Thursday, August 28, 2008

The High Impact Learning Organization (HILO) 80

I take a lot of pride in the awards my company wins: Fortune Magazine's 100 Great Place to Work, Training Magazine's Training Top125, and others. It was already a winning company before I got here, but I'd like to think my team and I have had a lot to do with it since. I'm also pretty competitive, in case you haven't noticed.

So I was pleased to hear we were recently named one of the "HILO 80s" (High Impact Learning Organizations) by Bersin and Associates. Here's an excerpt from Josh Bersin's blog:

The HILO 80 - Leaders in Corporate Learning
Thursday, August 14, 2008by Josh Bersin

This week we introduced an important new set of research and recognition, the HILO 80® - the top 80 organizations we benchmarked in high-impact corporate learning through our High Impact Learning Organization® research program.

Methodology:
On an annual basis, we investigate the highest impact best-practices in corporate learning, looking at more than 50 different elements of the corporate learning strategy, organization, systems, processes, and governance. In addition to understanding how these companies manage and implement their learning strategy, we also look at their performance: performance in workforce readiness, in adapting to change, in talent management, and a variety of other business measures.

The result of this research is a set of modern and actionable best-practices which truly drive results. These results are summarized in our Top 17 best practices, as well in the High Impact Learning Organization® research. (I highly recommend you read it, it is one of the most complete research studies in this topic I have ever written.)
In addition, however, we also decided to look at precisely who these “high-impact” organizations are.
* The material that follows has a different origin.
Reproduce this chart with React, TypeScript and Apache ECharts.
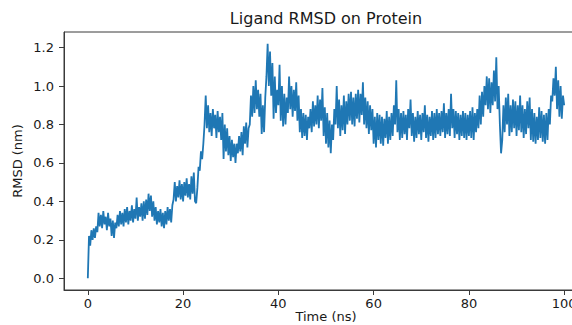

With close to 750 companies participating in this research, we had a lot of data to work with. What we found was that there are a set of organizations that perform far above the average, and we named these the HILO 80.

How they Differ from the Rest:
If you look at these organizations, you find that they are good at many things. They have strong executive sponsorship for enterprise learning, they invest continuously during good and bad times (but they do not necessarily spend more per employee on training!), they have adopted collaborative and informal learning strategies in addition to formal learning, and they run corporate training like a business (not like an education organization). They have strong leadership, they hold themselves accountable to the business, and they spend money wisely, measuring the adoption and effectiveness of programs rather than institutionalizing training as an employee “benefit.”

The biggest thing I would like to point out is that they have a strong “learning culture.” We are going to talk a lot more about what this means throughout the year, but consider the following simple chart:




You can read the rest of the article here, along with a lot of other valuable information and research findings from Bersin and Associates.

And although I am competitive, there are very few "secrets" I'm not willing to share. This blog is part of a commitment I've made to give back to my profession. You can email me with any questions or topics you'd like to hear more about.

4 comments:

Vivian Wong said...

Congratulations for your awards! Thanks for sharing your tips and "secrets" - love your blogs!

Dan McCarthy said...

thanks, Vivian - love yours too. (TalentedApps)

Rachel - I Hate HR said...

Oh so you're at THAT company are you. I'm always so confused about the awards since I've met about 10 people who enjoyed working there and 30 people who hated it. Whenever I speak to random people who haven't worked there about the company they all say "they don't treat their employees well." There seems to be a big disparity between the classes there. At least this is what I hear. I certainly wouldn't turn down working there in the future.


PS. On Sunday I sat 2 feet away from your billionaire at a bar with him in his swim trunks. It was quite the moment.

Dan McCarthy said...

Rachel –

Thanks for stopping by. Interesting comment. I’ve worked here for over three years, have met hundreds of employees at all levels from across the country, and have NEVER heard that kind of feeling expressed. In fact, it’s been just the opposite.
We couldn’t possibly win the GPTW award every year if 30/40 employees hated their jobs. It’s based on employee surveys, interviews, and employee policies and practices.
We also scored in the upper 10 percentile in a nationally benchmarked employee engagement survey.
I always wondered why anyone would work at a job they hate. We all have choices – life’s too short.